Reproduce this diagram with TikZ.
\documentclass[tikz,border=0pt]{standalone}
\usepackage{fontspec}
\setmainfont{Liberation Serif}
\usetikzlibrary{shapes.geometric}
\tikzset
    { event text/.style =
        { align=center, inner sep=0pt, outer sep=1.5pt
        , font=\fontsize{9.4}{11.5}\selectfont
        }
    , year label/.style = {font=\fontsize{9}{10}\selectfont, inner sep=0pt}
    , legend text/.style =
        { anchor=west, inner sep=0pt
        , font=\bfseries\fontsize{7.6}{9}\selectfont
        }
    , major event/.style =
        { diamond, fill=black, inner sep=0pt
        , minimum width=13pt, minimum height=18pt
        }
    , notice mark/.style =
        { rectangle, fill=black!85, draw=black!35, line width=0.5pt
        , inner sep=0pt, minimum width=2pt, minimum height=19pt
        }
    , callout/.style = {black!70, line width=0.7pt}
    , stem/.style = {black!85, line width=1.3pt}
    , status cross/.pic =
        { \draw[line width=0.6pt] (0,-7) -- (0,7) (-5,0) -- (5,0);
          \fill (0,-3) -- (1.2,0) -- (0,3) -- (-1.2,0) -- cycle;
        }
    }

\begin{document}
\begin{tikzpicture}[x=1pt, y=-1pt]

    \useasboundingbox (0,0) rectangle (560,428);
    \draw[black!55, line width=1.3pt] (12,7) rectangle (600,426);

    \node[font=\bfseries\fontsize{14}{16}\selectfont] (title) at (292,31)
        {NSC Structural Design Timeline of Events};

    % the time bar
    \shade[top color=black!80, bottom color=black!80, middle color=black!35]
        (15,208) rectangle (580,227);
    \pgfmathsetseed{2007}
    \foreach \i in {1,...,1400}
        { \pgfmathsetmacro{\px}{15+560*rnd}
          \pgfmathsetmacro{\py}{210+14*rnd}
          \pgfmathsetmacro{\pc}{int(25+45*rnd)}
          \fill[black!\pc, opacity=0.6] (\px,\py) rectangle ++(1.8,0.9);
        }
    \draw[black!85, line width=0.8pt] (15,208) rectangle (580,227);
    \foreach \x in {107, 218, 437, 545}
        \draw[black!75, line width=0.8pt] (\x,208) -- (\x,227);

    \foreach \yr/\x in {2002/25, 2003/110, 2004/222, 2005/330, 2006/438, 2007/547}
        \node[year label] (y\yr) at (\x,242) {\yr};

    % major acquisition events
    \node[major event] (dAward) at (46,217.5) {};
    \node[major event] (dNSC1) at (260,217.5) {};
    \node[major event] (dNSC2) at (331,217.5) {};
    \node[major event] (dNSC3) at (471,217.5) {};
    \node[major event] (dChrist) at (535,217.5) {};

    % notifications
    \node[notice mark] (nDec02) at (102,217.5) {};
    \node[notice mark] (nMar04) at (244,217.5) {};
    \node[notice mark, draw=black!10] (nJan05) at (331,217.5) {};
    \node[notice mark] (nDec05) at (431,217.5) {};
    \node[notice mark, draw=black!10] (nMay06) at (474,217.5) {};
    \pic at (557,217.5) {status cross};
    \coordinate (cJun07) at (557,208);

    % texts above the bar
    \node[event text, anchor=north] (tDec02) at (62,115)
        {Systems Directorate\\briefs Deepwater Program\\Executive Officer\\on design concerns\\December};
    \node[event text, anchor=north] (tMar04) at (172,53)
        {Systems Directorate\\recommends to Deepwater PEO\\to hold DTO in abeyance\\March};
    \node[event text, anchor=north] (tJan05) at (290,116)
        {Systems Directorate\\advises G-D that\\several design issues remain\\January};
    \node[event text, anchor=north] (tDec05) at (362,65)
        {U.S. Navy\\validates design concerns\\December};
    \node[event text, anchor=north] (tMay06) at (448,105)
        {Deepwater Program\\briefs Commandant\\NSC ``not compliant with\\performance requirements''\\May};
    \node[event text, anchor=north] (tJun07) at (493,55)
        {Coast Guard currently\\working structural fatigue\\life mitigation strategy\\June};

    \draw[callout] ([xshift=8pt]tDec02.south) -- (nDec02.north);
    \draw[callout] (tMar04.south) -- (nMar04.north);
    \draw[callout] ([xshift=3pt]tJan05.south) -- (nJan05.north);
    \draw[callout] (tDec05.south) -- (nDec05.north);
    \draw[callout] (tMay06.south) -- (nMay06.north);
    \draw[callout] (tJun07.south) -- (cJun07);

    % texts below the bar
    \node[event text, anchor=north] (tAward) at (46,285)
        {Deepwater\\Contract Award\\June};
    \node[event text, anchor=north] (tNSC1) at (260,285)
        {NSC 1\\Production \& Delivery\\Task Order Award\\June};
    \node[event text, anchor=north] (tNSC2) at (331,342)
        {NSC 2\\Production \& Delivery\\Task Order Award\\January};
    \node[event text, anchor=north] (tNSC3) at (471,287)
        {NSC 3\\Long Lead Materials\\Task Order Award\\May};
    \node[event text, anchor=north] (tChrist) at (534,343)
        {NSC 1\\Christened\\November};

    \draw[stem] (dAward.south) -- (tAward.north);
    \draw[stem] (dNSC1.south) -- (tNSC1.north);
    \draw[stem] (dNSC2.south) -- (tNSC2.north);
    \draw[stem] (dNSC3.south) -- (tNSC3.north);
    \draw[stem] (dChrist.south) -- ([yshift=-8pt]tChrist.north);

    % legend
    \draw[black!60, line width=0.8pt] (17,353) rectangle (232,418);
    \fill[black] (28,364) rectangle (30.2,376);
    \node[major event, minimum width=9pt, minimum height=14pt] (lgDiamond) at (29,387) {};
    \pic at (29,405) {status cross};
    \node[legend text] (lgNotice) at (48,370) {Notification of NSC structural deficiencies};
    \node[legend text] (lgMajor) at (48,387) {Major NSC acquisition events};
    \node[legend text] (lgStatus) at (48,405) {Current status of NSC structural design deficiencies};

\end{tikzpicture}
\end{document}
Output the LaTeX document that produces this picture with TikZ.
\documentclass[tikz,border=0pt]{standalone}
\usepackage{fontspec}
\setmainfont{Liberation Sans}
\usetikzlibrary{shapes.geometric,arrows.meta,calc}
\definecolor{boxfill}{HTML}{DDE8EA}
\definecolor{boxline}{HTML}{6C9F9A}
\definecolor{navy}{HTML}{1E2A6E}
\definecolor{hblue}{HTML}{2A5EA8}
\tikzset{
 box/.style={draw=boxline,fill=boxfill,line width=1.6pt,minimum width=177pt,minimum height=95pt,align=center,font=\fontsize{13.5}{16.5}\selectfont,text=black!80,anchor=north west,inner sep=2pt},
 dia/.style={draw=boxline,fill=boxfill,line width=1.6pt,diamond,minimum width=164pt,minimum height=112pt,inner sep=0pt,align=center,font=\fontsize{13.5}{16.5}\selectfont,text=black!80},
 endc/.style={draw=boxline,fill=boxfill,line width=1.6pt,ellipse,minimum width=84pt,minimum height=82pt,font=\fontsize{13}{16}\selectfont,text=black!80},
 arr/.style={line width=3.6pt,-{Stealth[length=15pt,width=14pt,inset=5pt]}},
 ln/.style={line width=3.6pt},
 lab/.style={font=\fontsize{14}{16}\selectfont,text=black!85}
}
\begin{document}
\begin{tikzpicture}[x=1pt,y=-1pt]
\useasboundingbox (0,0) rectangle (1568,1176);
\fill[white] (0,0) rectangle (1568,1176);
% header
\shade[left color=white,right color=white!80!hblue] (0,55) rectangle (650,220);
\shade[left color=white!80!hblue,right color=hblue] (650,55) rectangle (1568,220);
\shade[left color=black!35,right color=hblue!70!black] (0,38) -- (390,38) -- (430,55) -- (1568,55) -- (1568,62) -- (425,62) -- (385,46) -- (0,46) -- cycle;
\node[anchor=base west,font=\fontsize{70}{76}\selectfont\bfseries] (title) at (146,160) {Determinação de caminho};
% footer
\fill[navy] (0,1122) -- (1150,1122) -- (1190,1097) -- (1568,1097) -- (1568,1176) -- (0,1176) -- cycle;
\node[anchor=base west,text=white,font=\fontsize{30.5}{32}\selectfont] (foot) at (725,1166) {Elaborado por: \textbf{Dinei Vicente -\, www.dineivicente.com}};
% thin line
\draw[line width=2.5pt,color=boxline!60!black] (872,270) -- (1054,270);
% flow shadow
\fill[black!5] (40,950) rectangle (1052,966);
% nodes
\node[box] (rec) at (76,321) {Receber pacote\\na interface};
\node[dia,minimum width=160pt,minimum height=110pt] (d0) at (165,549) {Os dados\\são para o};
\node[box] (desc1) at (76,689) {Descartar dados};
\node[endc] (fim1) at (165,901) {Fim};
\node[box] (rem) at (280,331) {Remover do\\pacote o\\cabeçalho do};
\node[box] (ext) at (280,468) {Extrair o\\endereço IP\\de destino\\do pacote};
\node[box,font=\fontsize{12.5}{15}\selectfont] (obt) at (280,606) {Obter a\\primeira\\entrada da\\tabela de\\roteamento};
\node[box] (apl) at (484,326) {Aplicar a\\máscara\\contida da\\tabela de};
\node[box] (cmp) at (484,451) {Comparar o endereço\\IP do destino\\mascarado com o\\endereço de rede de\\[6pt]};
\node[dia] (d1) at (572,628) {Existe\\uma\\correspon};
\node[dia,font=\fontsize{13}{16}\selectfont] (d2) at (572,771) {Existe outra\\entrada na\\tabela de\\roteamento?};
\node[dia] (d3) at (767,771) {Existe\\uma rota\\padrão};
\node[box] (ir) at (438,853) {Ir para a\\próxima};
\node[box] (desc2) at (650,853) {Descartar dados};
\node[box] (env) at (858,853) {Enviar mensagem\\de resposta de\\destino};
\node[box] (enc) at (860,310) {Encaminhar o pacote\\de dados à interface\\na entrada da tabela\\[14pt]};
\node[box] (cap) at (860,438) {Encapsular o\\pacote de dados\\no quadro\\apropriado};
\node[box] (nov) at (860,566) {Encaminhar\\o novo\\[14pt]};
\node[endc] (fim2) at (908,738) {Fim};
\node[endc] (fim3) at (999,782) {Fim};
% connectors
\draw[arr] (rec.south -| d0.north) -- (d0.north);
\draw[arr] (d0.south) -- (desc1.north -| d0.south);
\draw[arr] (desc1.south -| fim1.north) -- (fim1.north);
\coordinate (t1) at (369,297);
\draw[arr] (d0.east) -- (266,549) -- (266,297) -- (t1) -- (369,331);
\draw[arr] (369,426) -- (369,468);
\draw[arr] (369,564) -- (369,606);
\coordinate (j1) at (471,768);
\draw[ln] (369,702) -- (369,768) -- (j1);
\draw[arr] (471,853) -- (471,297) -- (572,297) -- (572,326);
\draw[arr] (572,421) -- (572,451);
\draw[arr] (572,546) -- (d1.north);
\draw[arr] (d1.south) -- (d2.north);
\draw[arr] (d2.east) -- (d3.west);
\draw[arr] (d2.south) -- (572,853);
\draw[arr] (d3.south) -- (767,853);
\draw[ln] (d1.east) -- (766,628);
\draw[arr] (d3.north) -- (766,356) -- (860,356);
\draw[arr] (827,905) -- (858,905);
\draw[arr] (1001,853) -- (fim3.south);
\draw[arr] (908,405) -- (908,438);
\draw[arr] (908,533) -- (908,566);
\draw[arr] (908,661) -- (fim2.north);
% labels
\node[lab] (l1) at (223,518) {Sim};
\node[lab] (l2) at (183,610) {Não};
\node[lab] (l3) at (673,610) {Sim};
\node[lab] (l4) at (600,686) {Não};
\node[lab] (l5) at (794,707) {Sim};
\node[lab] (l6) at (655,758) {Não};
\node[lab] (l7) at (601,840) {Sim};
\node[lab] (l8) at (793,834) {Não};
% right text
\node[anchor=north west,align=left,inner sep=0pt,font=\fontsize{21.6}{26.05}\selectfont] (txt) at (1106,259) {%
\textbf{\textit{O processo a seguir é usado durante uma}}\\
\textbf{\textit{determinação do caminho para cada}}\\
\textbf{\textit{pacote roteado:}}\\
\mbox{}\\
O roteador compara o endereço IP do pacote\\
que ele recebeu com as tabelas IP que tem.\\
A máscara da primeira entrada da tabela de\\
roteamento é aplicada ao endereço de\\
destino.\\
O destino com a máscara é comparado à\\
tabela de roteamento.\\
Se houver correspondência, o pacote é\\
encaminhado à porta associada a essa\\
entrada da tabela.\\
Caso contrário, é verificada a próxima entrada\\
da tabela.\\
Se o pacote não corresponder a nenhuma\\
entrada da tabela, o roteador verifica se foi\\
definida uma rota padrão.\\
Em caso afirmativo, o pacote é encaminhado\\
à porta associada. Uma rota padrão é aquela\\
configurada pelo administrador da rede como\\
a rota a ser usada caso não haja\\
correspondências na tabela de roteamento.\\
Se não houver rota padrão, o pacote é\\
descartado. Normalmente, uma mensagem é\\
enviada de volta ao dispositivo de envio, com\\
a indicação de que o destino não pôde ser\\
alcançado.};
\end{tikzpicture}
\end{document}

▶ [Given task]: Please copy, word for word, every line from the first line of the records through the line containing "(12,7) rectangle (600,426);", with both of those lines included and nothing else.

▶ [Reply]:
Reproduce this diagram with TikZ.
\documentclass[tikz,border=0pt]{standalone}
\usepackage{fontspec}
\setmainfont{Liberation Serif}
\usetikzlibrary{shapes.geometric}
\tikzset
    { event text/.style =
        { align=center, inner sep=0pt, outer sep=1.5pt
        , font=\fontsize{9.4}{11.5}\selectfont
        }
    , year label/.style = {font=\fontsize{9}{10}\selectfont, inner sep=0pt}
    , legend text/.style =
        { anchor=west, inner sep=0pt
        , font=\bfseries\fontsize{7.6}{9}\selectfont
        }
    , major event/.style =
        { diamond, fill=black, inner sep=0pt
        , minimum width=13pt, minimum height=18pt
        }
    , notice mark/.style =
        { rectangle, fill=black!85, draw=black!35, line width=0.5pt
        , inner sep=0pt, minimum width=2pt, minimum height=19pt
        }
    , callout/.style = {black!70, line width=0.7pt}
    , stem/.style = {black!85, line width=1.3pt}
    , status cross/.pic =
        { \draw[line width=0.6pt] (0,-7) -- (0,7) (-5,0) -- (5,0);
          \fill (0,-3) -- (1.2,0) -- (0,3) -- (-1.2,0) -- cycle;
        }
    }

\begin{document}
\begin{tikzpicture}[x=1pt, y=-1pt]

    \useasboundingbox (0,0) rectangle (560,428);
    \draw[black!55, line width=1.3pt] (12,7) rectangle (600,426);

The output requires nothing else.